Who knew I'd choose to have a third baby? Who knew the pregnancy would be lovely and enjoyable? And who knew your birth would be complicated, require equipment that failed, and as a result you'd have HIE, a brain injury and, later on, cerebral palsy and epilepsy?
Who knew you'd have such delightfully, chubby cheeks and a glowing, wide smile?
Who knew your head would always hang to the right side because of torticollis?
Who knew you'd start therapy at a mere two weeks old? I didn't know you'd have careful, skilled, gentle therapists right from the start. I didn't know you'd be so cooperative. I didn't know you would work so hard for me to see tiny steps of progress, things you didn't, you couldn't have noticed at all.
Who knew you'd smile every day, belly laugh, and play with other kids with reckless abandon? Who knew your sisters, especially the one closest in age, would love you so tremendously? We couldn't know you two would become best friends. We couldn't know you'd teach her, and her you, and that it would happen unconsciously and organically, without persuasion from parents.

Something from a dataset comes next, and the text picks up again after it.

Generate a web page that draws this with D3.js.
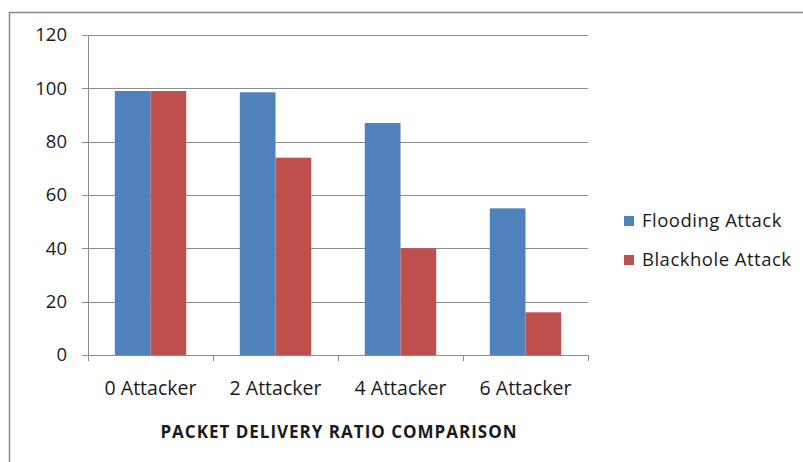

Little did you know that doctors said you wouldn't sit up, crawl, stand, move independently, be able to do 1/10th of all you can do now. You don't know how many hours I prayed for you to grow strong, or for the strength to help you.
You will never know how many tears of pain, joy, relief, and bitter-sweetness have been shed on your behalf.
Who knew you'd be nearly six when you learned to stand on your own?
Who knew you'd still be in therapy, cracking jokes and having a blast, or sometimes throwing toys and screaming 'no'?
Who could have known how darn persistent you are (and how I used to call you stubborn, then switched to this more positive term)?
Who knows how long you'll be in therapy, but I do know you'll never stop challenging yourself.
Who would have known you'd give my life meaning, in every way and in every day?
Do you know how much I cherish you? Well, now you know.